From Dan Murphy’s column in the Christian Science Monitor, 1/27/11:
. .. Asked if he would characterize Mubarak as a dictator Biden responded: “Mubarak has been an ally of ours in a number of things. And he’s been very responsible on, relative to geopolitical interest in the region, the Middle East peace efforts; the actions Egypt has taken relative to normalizing relationship with – with Israel. – I would not refer to him as a dictator.”
He also appeared to make one of the famous Biden gaffes [the “dictator” line was not a”gaffe”? –MCM], in comments that could be interpreted as questioning the legitimacy of protesters’ demands. Monitor Cairo correspondent Kristen Chick, other reporters in the country, and activists have generally characterized the main calls of demonstrators as focused on freedom, democracy, an end to police torture, and a more committed government effort to address the poverty that afflicts millions of Egyptians.

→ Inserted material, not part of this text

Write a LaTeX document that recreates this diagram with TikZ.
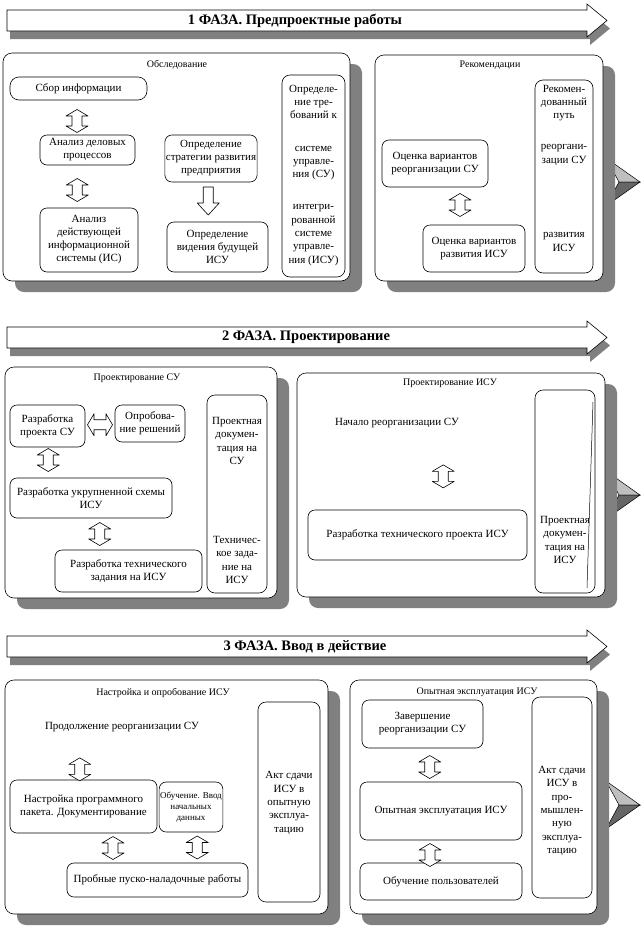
\documentclass[tikz,border=0pt]{standalone}
\usepackage{fontspec}
\setmainfont{Liberation Serif}
\usetikzlibrary{calc}
\tikzset{
 panel/.style={draw, fill=white, rounded corners=9pt, line width=0.6pt},
 pshadow/.style={fill=black!50, rounded corners=9pt},
 box/.style={draw, fill=white, rounded corners=7pt, line width=0.6pt, align=center, inner sep=1pt, font=\fontsize{11}{13}\selectfont},
 tallbox/.style={draw, fill=white, rounded corners=8pt, line width=0.6pt, inner sep=0pt},
 txt/.style={align=center, inner sep=0pt, font=\fontsize{11}{13.3}\selectfont},
 ptitle/.style={inner sep=0pt, font=\fontsize{10}{12}\selectfont},
 btext/.style={inner sep=0pt, font=\fontsize{14.5}{16}\selectfont\bfseries},
 blk/.style={draw, fill=white, line width=0.6pt, line join=round},
 bshape/.style={draw, fill=white, line width=0.6pt},
 bshadow/.style={fill=black!50},
}
\newcommand\arrV[1]{\draw[blk] (#1) ++(0,-11.5) -- ++(11,6.5) -- ++(-6,0) -- ++(0,10) -- ++(6,0) -- ++(-11,6.5) -- ++(-11,-6.5) -- ++(6,0) -- ++(0,-10) -- ++(-6,0) -- cycle;}
\newcommand\arrH[1]{\draw[blk] (#1) ++(-12.5,0) -- ++(6.5,-11) -- ++(0,6) -- ++(12,0) -- ++(0,-6) -- ++(6.5,11) -- ++(-6.5,11) -- ++(0,-6) -- ++(-12,0) -- ++(0,6) -- cycle;}
\newcommand\arrD[1]{\draw[blk] (#1) ++(-5,-14) -- ++(10,0) -- ++(0,16) -- ++(6,0) -- ++(-11,12) -- ++(-11,-12) -- ++(6,0) -- cycle;}
\newcommand\mybanner[1]{%
 \fill[bshadow] (10,#1+8) -- (590,#1+8) -- (590,#1+2) -- (610,#1+18.5) -- (590,#1+35) -- (590,#1+29) -- (10,#1+29) -- cycle;
 \draw[bshape] (7,#1) -- (587,#1) -- (587,#1-6) -- (607,#1+10.5) -- (587,#1+27) -- (587,#1+21) -- (7,#1+21) -- cycle;
}
\newcommand\mychev[1]{%
 \draw[fill=black!25, line width=0.5pt] (606,#1-24) -- (640,#1) -- (619,#1) -- cycle;
 \draw[fill=black!60, line width=0.5pt] (619,#1) -- (640,#1) -- (606,#1+24) -- cycle;
}
\begin{document}
\begin{tikzpicture}[x=1pt,y=-1pt]
\fill[white] (0,0) rectangle (642,935);
\useasboundingbox (0,0) rectangle (642,935);

% ---------- PHASE 1 ----------
\mybanner{10}
\node[btext] (b1) at (295,20.5) {1 ФАЗА. Предпроектные работы};
\mychev{182}
\fill[pshadow] (15,64) rectangle (362,292);
\draw[panel] (3,53) rectangle (350,281);
\fill[pshadow] (387,66) rectangle (615,292);
\draw[panel] (375,55) rectangle (603,281);

\node[ptitle] (t1l) at (177,65) {Обследование};
\node[box, rounded corners=9pt, minimum width=137pt, minimum height=23pt] (sbor) at (78.5,88.5) {Сбор информации};
\node[box, minimum width=95pt, minimum height=30pt] (anal1) at (87.5,150) {Анализ деловых\\процессов};
\node[box, minimum width=98pt, minimum height=64pt] (anal2) at (89,240) {Анализ\\действующей\\информационной\\системы (ИС)};
\node[box, minimum width=92pt, minimum height=47pt] (strat) at (211,158.5) {Определение\\стратегии развития\\предприятия};
\node[box, minimum width=101pt, minimum height=50pt] (vid) at (217.5,247) {Определение\\видения будущей\\ИСУ};
\node[tallbox, minimum width=63pt, minimum height=202pt] (treb) at (313.5,176) {};
\node[txt] (treb1) at (313.5,102) {Определе-\\ние тре-\\бований к};
\node[txt] (treb2) at (313.5,163) {системе\\управле-\\ния (СУ)};
\node[txt] (treb3) at (313.5,235) {интегри-\\рованной\\системе\\управле-\\ния (ИСУ)};
\coordinate (ar1) at ($(sbor.south)!0.5!(anal1.north)+(-6,3.5)$);
\coordinate (ar2) at ($(anal1.south)!0.5!(anal2.north)+(-11,3.5)$);
\coordinate (ar3) at ($(strat.south)!0.5!(vid.north)+(-6,-1)$);
\arrV{ar1} \arrV{ar2} \arrD{ar3}

\node[ptitle] (t1r) at (490,65) {Рекомендации};
\node[box, minimum width=106pt, minimum height=47pt] (ocr) at (435,163.5) {Оценка вариантов\\реорганизации СУ};
\node[box, minimum width=102pt, minimum height=47pt] (ocd) at (474,248.5) {Оценка вариантов\\развития ИСУ};
\node[tallbox, minimum width=58pt, minimum height=193pt] (rek) at (564,176.5) {};
\node[txt] (rek1) at (564,103) {Рекомен-\\дованный\\путь};
\node[txt] (rek2) at (564,155) {реоргани-\\зации СУ};
\node[txt] (rek3) at (564,242) {развития\\ИСУ};
\coordinate (ar4) at ($(ocr.south)!0.5!(ocd.north)+(5.5,-1)$);
\arrV{ar4}

% ---------- PHASE 2 ----------
\mybanner{327}
\node[btext] (b2) at (306,337.5) {2 ФАЗА. Проектирование};
\mychev{495}
\fill[pshadow] (17,378) rectangle (289,609);
\draw[panel] (5,367) rectangle (277,598);
\fill[pshadow] (309,384) rectangle (617,608);
\draw[panel] (297,373) rectangle (605,597);

\node[ptitle] (t2l) at (137,378) {Проектирование СУ};
\node[box, minimum width=75pt, minimum height=42pt] (prsu) at (47.5,426) {Разработка\\проекта СУ};
\node[box, minimum width=70pt, minimum height=37pt] (opr) at (150,423.5) {Опробова-\\ние решений};
\node[box, minimum width=162pt, minimum height=40pt] (ukr) at (91,498) {Разработка укрупненной схемы\\ИСУ};
\node[box, minimum width=147pt, minimum height=42pt] (tz) at (128.5,571) {Разработка технического\\задания на ИСУ};
\node[tallbox, minimum width=60pt, minimum height=198pt] (pdsu) at (237,494) {};
\node[txt] (pdsu1) at (237,441) {Проектная\\докумен-\\тация на\\СУ};
\node[txt] (pdsu2) at (237,560) {Техничес-\\кое зада-\\ние на\\ИСУ};
\coordinate (ar5) at ($(prsu.east)!0.5!(opr.west)$);
\coordinate (ar6) at ($(prsu.south)!0.5!(ukr.north)+(-21,-2.5)$);
\coordinate (ar7) at ($(ukr.south)!0.5!(tz.north)+(-10,0)$);
\arrH{ar5} \arrV{ar6} \arrV{ar7}

\node[ptitle] (t2r) at (450,383) {Проектирование ИСУ};
\node[txt] (nach) at (397,423) {Начало реорганизации СУ};
\node[box, minimum width=219pt, minimum height=50pt] (trp) at (417.5,535) {Разработка технического проекта ИСУ};
\node[tallbox, minimum width=60pt, minimum height=203pt] (pdisu) at (565,491.5) {};
\draw[line width=0.5pt] (593,402) -- (587,588);
\node[txt] (pdisu1) at (565,540) {Проектная\\докумен-\\тация на\\ИСУ};
\coordinate (ar8) at ($(nach.south)!0.5!(trp.north)+(36,7.5)$);
\arrV{ar8}

% ---------- PHASE 3 ----------
\mybanner{636}
\node[btext] (b3) at (305,646.5) {3 ФАЗА. Ввод в действие};
\mychev{805}
\fill[pshadow] (17,691) rectangle (340,925);
\draw[panel] (5,680) rectangle (328,914);
\fill[pshadow] (362,691) rectangle (609,925);
\draw[panel] (350,680) rectangle (597,914);

\node[ptitle] (t3l) at (163,693) {Настройка и опробование ИСУ};
\node[txt] (prod) at (122,727) {Продолжение реорганизации СУ};
\node[box, minimum width=147pt, minimum height=53pt] (nast) at (83.5,806.5) {Настройка программного\\пакета. Документирование};
\node[box, minimum width=62pt, minimum height=50pt, font=\fontsize{9}{11}\selectfont] (obuch) at (191,807) {Обучение. Ввод\\начальных\\данных};
\node[box, minimum width=181pt, minimum height=34pt] (prob) at (157.5,880) {Пробные пуско-наладочные работы};
\node[tallbox, minimum width=62pt, minimum height=200pt] (akt1) at (289,802) {};
\node[txt] (akt1t) at (289,803) {Акт сдачи\\ИСУ в\\опытную\\эксплуа-\\тацию};
\coordinate (ar9) at ($(prod.south)!0.5!(nast.north)+(-23,13.5)$);
\coordinate (ar10) at ($(nast.south)!0.5!(prob.north)+(-7.5,0)$);
\coordinate (ar11) at ($(obuch.south)!0.5!(prob.north)+(23,0)$);
\arrV{ar9} \arrV{ar10} \arrV{ar11}

\node[ptitle] (t3r) at (477,692) {Опытная эксплуатация ИСУ};
\node[box, minimum width=121pt, minimum height=48pt] (zav) at (422.5,724) {Завершение\\реорганизации СУ};
\node[box, minimum width=162pt, minimum height=58pt] (opyt) at (441,811) {Опытная эксплуатация ИСУ};
\node[box, minimum width=162pt, minimum height=37pt] (obp) at (441,881.5) {Обучение пользователей};
\node[tallbox, minimum width=60pt, minimum height=201pt] (akt2) at (562,797.5) {};
\node[txt] (akt2t) at (562,811) {Акт сдачи\\ИСУ в\\про-\\мышлен-\\ную\\эксплуа-\\тацию};
\coordinate (ar12) at ($(zav.south)!0.5!(opyt.north)+(-2,2)$);
\coordinate (ar13) at ($(opyt.south)!0.5!(obp.north)+(-11,3.5)$);
\arrV{ar12} \arrV{ar13}
\end{tikzpicture}
\end{document}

Biden urged non-violence from both protesters and the government and said: “We’re encouraging the protesters to – as they assemble, do it peacefully. And we’re encouraging the government to act responsibly and – and to try to engage in a discussion as to what the legitimate claims being made are, if they are, and try to work them out.” He also said: “I think that what we should continue to do is to encourage reasonable… accommodation and discussion to try to resolve peacefully and amicably the concerns and claims made by those who have taken to the street. And those that are legitimate should be responded to because the economic well-being and the stability of Egypt rests upon that middle class buying into the future of Egypt.”
Egypt’s protesters, if they’re paying attention to Biden at all, will certainly be wondering which of their demands thus far have been illegitimate.